We do not think women should be forced to wait. We do not know why the Leader of the Opposition and the Liberals want to force them for years to wait for fair compensation.

Human Rights
Oral Questions

2:55 p.m.

Liberal

Borys Wrzesnewskyj Etobicoke Centre, ON

Mr. Speaker, on September 23 the Prime Minister met Ukrainian President Yanukovych under whom democratic and human rights transgressions are regularly occurring: intimidation of media, restrictions to freedom of assembly, tampering with election rules, secret police even pressuring university rectors to spy on students.

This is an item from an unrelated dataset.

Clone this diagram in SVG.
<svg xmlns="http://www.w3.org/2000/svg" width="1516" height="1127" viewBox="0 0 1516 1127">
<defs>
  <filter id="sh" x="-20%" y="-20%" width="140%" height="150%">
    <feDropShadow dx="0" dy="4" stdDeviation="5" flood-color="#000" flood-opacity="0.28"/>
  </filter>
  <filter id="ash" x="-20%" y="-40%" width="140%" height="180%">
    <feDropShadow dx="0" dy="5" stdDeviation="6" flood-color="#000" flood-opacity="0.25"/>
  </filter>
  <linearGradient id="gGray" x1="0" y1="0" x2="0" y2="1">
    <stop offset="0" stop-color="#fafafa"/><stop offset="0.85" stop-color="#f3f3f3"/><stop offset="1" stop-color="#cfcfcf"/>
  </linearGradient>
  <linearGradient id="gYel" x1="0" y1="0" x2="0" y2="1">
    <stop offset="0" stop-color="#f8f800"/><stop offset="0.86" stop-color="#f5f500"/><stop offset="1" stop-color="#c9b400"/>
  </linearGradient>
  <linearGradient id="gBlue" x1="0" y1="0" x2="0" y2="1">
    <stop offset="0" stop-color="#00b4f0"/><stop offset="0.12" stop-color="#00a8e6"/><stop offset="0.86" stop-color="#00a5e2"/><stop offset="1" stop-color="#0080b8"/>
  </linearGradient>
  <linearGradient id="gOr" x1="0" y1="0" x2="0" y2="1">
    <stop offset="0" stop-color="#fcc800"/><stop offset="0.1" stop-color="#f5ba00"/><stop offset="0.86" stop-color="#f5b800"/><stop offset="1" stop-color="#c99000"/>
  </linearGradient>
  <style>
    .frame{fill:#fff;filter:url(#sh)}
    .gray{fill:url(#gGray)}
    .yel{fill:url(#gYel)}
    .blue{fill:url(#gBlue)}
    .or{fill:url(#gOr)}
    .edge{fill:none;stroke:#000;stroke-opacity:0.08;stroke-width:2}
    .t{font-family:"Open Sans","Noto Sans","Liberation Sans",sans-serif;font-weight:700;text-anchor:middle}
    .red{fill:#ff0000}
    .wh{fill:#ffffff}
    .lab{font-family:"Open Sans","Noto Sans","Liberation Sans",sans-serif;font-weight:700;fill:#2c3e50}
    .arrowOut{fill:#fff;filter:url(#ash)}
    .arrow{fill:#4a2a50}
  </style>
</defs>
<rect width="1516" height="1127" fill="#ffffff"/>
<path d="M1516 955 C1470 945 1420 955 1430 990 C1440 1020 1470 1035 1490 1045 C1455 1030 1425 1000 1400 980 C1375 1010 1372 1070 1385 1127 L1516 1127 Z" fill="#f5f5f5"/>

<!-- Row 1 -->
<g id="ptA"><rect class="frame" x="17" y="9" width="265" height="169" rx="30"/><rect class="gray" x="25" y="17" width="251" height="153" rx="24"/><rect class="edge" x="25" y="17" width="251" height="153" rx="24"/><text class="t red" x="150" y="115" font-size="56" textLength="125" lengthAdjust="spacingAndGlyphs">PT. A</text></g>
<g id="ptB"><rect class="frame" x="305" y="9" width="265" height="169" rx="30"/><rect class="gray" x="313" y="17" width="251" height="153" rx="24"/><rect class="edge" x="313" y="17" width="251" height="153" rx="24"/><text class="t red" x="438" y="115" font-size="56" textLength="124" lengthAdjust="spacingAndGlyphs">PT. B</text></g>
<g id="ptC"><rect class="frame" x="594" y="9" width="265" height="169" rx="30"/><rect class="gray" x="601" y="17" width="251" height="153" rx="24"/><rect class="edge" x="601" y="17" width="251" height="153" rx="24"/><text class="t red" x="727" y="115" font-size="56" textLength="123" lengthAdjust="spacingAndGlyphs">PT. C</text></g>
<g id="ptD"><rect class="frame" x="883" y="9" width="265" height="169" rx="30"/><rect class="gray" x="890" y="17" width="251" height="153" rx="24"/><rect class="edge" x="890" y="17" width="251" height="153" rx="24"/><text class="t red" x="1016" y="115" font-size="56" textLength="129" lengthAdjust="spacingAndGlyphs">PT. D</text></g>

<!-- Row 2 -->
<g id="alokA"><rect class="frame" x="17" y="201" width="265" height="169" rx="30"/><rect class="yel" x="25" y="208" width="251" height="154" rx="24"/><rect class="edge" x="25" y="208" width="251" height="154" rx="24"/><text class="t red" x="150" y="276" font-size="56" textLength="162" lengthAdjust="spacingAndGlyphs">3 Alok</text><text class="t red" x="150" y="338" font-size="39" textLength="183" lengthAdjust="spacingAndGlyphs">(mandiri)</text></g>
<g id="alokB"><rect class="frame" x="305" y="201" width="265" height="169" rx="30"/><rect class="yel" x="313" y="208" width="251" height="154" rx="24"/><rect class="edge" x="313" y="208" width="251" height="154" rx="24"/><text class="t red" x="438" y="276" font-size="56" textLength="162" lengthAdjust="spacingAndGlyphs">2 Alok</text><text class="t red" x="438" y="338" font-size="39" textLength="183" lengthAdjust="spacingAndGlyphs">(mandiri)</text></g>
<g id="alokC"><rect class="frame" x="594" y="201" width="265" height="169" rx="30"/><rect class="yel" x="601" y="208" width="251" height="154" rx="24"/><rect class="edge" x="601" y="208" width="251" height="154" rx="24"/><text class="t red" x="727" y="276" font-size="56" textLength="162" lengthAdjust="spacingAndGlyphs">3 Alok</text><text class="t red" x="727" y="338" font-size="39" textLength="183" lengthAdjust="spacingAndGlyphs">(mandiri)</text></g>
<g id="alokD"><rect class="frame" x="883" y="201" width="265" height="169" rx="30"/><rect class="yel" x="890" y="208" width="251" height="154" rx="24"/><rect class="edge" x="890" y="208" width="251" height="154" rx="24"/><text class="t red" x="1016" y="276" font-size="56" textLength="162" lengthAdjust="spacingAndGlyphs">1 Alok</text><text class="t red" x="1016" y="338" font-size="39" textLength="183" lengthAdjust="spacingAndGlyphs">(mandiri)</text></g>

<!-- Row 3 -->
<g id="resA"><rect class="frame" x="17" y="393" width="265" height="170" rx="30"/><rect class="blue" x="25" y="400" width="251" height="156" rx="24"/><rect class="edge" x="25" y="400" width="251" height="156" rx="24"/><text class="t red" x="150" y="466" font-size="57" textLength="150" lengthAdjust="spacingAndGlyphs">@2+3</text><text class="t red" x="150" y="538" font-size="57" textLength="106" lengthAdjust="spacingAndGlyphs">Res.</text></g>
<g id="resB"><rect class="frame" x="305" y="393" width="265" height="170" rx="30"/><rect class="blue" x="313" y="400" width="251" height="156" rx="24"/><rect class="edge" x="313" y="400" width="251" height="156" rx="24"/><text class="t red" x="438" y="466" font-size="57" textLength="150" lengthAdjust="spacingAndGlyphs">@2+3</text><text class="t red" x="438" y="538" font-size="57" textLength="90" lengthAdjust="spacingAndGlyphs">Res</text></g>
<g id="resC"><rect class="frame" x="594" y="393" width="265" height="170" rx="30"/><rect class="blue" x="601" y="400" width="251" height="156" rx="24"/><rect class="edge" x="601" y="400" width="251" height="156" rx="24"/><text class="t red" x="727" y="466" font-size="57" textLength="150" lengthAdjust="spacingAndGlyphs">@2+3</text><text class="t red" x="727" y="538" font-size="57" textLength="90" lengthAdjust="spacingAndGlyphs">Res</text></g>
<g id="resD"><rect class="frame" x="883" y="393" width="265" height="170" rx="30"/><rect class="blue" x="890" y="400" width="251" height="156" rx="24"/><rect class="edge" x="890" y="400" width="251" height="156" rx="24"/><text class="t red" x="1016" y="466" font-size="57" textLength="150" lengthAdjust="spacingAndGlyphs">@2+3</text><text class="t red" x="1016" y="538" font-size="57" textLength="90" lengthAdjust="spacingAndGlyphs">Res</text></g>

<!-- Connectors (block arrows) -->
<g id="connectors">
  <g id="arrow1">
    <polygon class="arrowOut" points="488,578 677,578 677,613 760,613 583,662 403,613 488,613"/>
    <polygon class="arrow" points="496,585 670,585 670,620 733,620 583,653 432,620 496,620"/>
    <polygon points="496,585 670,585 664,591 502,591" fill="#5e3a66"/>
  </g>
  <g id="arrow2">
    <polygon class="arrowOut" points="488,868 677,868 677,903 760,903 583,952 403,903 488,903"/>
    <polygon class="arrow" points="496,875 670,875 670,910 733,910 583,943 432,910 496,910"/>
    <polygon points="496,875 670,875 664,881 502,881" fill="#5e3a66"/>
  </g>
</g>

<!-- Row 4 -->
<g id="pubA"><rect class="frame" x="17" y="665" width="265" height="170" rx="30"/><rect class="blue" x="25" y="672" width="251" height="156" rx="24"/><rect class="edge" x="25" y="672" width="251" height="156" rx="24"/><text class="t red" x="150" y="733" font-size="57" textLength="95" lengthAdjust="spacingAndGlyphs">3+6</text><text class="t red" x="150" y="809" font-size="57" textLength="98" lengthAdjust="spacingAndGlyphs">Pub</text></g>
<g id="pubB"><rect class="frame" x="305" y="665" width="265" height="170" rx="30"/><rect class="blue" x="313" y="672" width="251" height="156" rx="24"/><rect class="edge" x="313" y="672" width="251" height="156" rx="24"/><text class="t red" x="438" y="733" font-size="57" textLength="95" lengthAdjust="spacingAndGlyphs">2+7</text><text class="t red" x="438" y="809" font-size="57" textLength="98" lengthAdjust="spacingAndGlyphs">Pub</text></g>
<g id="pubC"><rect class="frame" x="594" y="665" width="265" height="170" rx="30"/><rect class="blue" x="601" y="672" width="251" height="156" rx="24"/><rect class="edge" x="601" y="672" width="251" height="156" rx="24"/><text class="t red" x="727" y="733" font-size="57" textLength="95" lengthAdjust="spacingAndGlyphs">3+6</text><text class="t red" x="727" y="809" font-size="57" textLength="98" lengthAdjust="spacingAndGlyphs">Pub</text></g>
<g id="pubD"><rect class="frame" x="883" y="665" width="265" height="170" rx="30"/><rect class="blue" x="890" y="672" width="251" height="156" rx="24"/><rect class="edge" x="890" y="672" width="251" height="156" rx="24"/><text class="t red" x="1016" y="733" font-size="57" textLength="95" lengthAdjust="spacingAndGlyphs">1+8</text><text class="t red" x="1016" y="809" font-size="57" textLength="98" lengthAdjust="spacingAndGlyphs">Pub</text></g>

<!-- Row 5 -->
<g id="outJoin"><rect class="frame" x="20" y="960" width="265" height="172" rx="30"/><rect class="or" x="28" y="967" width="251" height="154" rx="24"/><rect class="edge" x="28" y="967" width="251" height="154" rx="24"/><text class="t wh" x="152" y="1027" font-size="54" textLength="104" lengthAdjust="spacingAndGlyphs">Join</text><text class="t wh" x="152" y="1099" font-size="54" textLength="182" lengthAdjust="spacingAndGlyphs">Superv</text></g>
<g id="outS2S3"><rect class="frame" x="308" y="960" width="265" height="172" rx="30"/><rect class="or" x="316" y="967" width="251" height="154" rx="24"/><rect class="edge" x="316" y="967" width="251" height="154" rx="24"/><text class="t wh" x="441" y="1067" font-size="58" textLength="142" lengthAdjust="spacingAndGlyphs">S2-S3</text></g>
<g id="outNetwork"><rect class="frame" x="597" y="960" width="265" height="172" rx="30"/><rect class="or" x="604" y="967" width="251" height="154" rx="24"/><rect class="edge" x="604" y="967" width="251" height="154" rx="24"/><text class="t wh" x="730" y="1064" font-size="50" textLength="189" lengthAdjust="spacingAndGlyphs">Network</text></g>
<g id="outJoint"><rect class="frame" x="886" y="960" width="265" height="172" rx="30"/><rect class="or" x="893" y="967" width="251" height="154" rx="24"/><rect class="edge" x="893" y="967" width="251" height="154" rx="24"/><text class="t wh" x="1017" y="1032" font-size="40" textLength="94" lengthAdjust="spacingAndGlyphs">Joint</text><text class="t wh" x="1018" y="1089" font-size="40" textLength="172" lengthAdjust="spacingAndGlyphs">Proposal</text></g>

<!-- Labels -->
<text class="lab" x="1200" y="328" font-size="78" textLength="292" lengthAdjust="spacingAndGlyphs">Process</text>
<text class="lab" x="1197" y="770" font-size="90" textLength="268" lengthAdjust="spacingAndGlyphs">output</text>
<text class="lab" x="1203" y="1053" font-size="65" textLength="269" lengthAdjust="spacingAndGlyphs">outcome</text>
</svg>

Sadly, the Prime Minister did not make clear that Canada stands united with Ukrainians who demonstrated their will to be a free democratic state during the Orange Revolution. Will he do so on October 25 while meeting with the president in Kyiv?

Human Rights
Oral Questions

2:55 p.m.

Thornhill
Ontario

Conservative

Peter Kent Minister of State of Foreign Affairs (Americas)

Mr. Speaker, the short answer is yes. We do have concerns about the encroachment of fundamental democratic freedoms in Ukraine, and yes, the Prime Minister will raise those concerns during his visit.

Transportation
Oral Questions

2:55 p.m.

Bloc

Robert Bouchard Chicoutimi—Le Fjord, QC

Mr. Speaker, the National Assembly unanimously adopted a motion calling on the federal government to respect its commitment to pay for 50% of the cost of Highway 175 between Quebec City and Saguenay.

Given the importance of Highway 175 for the economic development of Saguenay-Lac-Saint-Jean, will the Minister of Transport, Infrastructure and Communities undertake to split 50-50, with the Government of Quebec, the total cost of Highway 175?

Transportation
Oral Questions

3 p.m.

Chilliwack—Fraser Canyon
B.C.

Conservative

Chuck Strahl Minister of Transport

Mr. Speaker, it is in black and white. I have a copy of the agreement between the Governments of Canada and Quebec. It states that the respective contribution to the project of Canada and Quebec will be 50% of eligible expenses, up to $262 million each, for the first phase of the project.

In fact, we not only committed to this and paid this; we have also funded 50% of phase two of the project. We have not only met the terms of the agreement; we have exceeded them.